In the latter painting, employing the technique of a picture within a picture, Sevilleno draws on one side of the canvas a cartoon-like figure of a man praying before his meal. Instead of food in his plate, one finds an unopened letter which the recipient contemplates perhaps in dread over some piece of incoming bad news.

Meanwhile, on another side of the canvas the word “painful” in a clipping has been blotted in a vain attempt to block out its reality.

“Size B shoes” and ”Made in Italy” throw into relief how our insatiable appetite for imported pasalubong drives OFW’s to earn the precious dollars that sustain our demand. Given all these, how does he cope?

In “ Taghol” (Bark) Sevilleno shows a headless man in a straitjacket to drive home the feeling of being hemmed in by religious watchdogs that keep watch over public morals. However, on another side of the picture, the artist showed his disgust by printing the cussword “Deputa.”

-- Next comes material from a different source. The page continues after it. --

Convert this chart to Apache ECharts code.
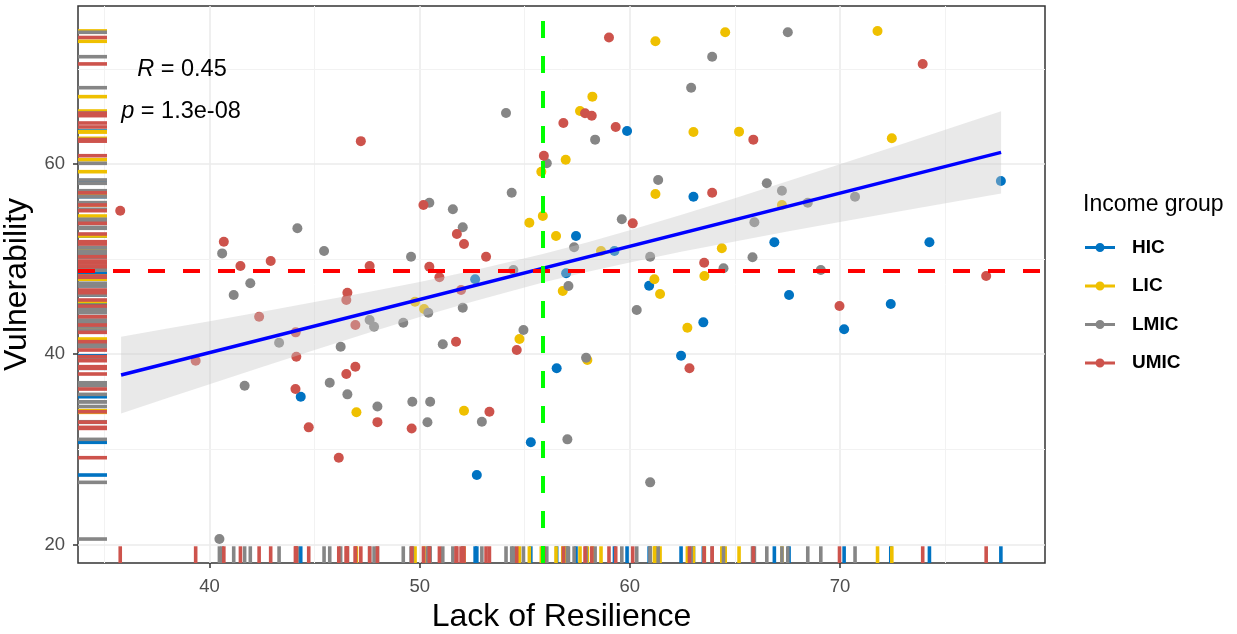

Sevilleno admits that whatever negative feelings Filipinos have about the treatment they receive and restrictions they suffer in Saudi Arabia, they have to keep themselves.

Thus, no matter how muted the protest, they dare not show their works in public for fear of jeopardizing their jobs. This is why he and his fellow-artists hold exhibit in their private houses.

That time hangs heavy on their hands while waiting for their annual reprieve home is communicated by “Year Contract” where the artist made a visual allusion to Salvador Dali’s melting clock to express his angst.


Square Caves Opening Circa 1998, from right the artist, Dr. Cecilia Nava-Locsin and a certain Bacolod City councilor cuts the ribbons.